Automotive News  /  July 21, 2017

Ford Motor Co. is shaking up its design team to shorten product development cycles and better define the group's overarching strategy.

The changes expand Ford's strategic design group to enable designers to work more collaboratively at a centralized location in Dearborn, Mich. Designers are grouped into two camps: one covering cars and crossovers, and another handling trucks, SUVs and commercial vehicles.

The automaker is bringing Joel Piaskowski, director of Ford of Europe design, to the U.S. as global director of design overseeing cars and crossovers.

Chris Svensson, design director of the Americas, has been named global director of design overseeing trucks, SUVs and commercial vehicles.

David Woodhouse, director of Lincoln design, has been named director of global strategic design in addition to his duties with Ford's luxury brand. In his new role, Woodhouse will oversee the expansion of Ford's global strategic design group.

Amko Leenarts will replace Piaskowski as director of Ford of Europe design.

In addition, Freeman Thomas, strategic design director based at Ford's advanced design studio in Irvine, Calif., will retire at year end. Thomas managed the company's advanced design studios in Dearborn, Irvine, London and Shanghai.

Moray Callum, Ford's vice president of design, said the changes are meant to enhance the team's thinking.
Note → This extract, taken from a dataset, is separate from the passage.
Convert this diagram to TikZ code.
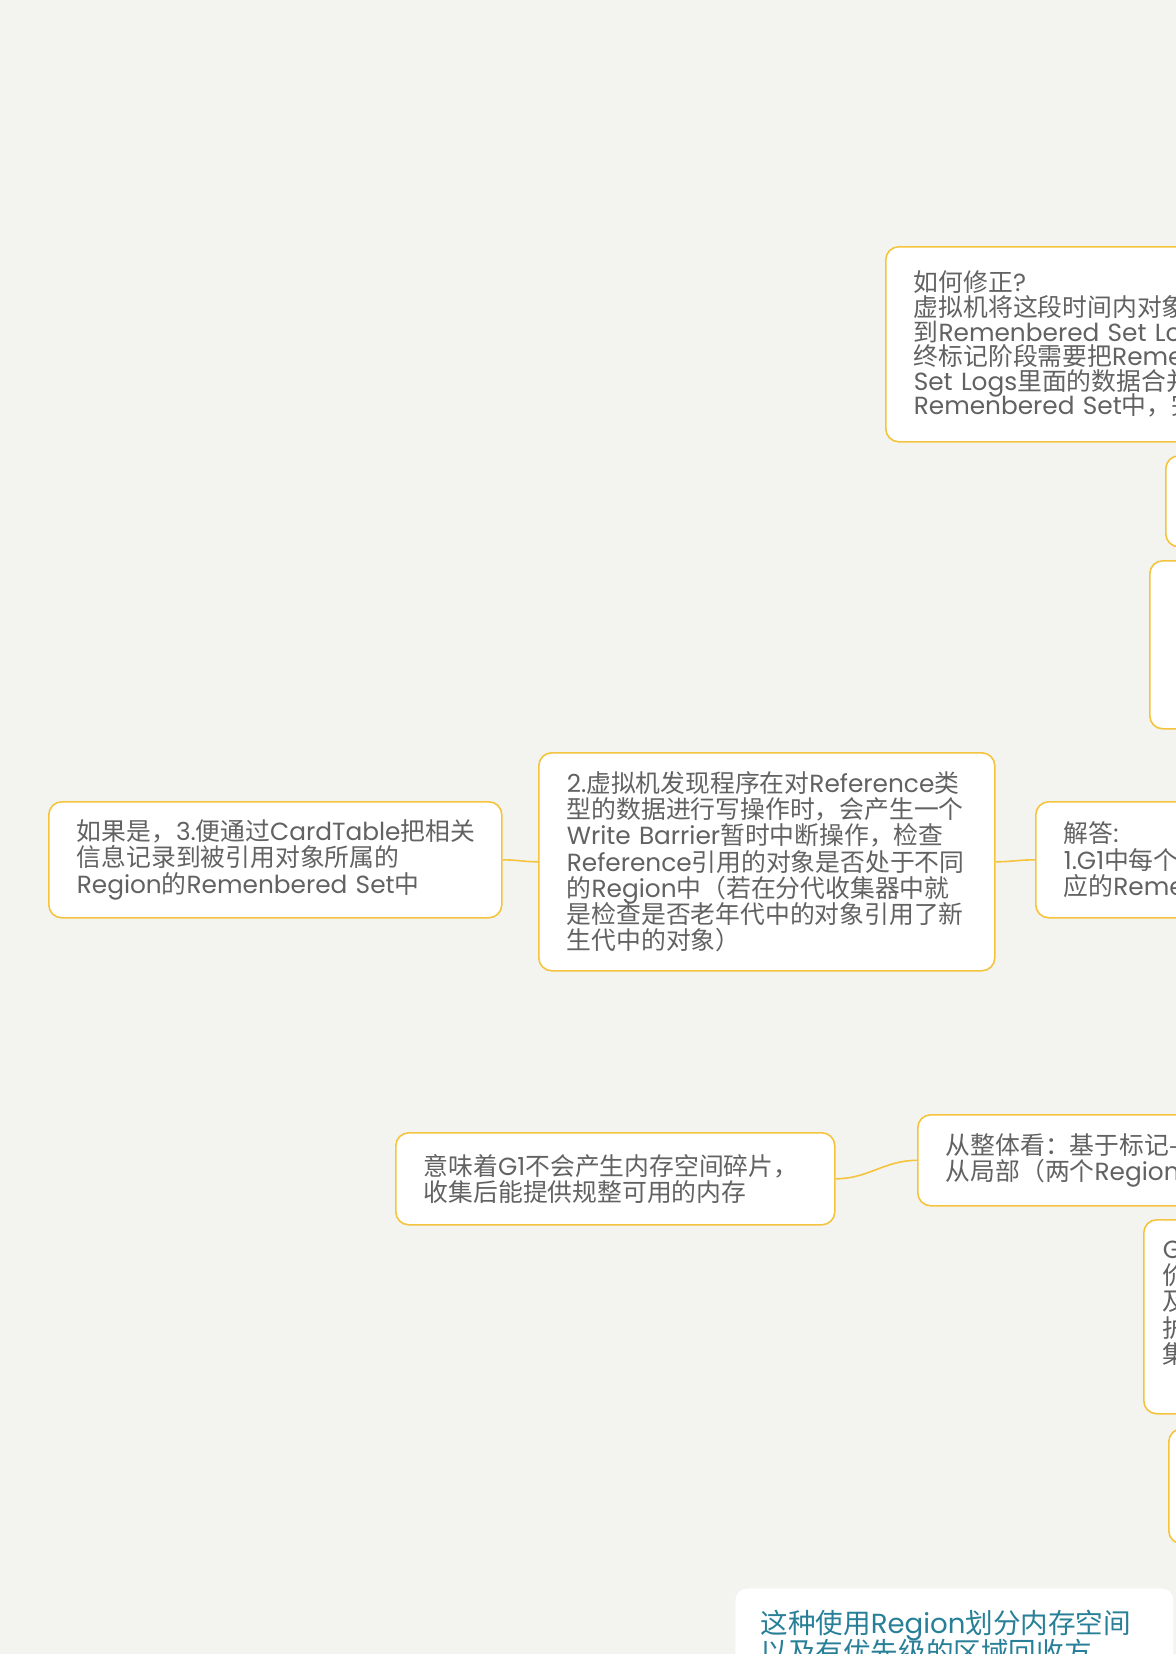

He said the company will focus even more on consumer experiences through design-thinking and human-centric approaches.

One of Callum's biggest goals, he said, is to shorten product development times so that a new vehicle's final designs are set closer to when it goes on sale.

"If there's a strong strategy behind decisions, it makes decisions easier," he told Automotive News.

Ford has a number of new vehicles on the horizon, including the Bronco SUV, Ranger midsize pickup, an electric SUV and an autonomous vehicle.

Callum said as vehicles add self-driving capabilities, design becomes more important.

"I don't think design will ever matter less" than it does now, he said. "What we're communicating by our design is very important. We want people to trust the car and the brand and we need to communicate that in the exterior and interior design."

Over the last five years, Callum said, his team has nearly doubled in size. Ford will soon break ground on a new design center as part of a decadelong transformation of its Dearborn campus.

Callum said the changes to the design team were in the works before CEO Jim Hackett took over in May, but that it fits in seamlessly with his desire to transform the company.

Callum said, "We see him as a great supporter of design overall."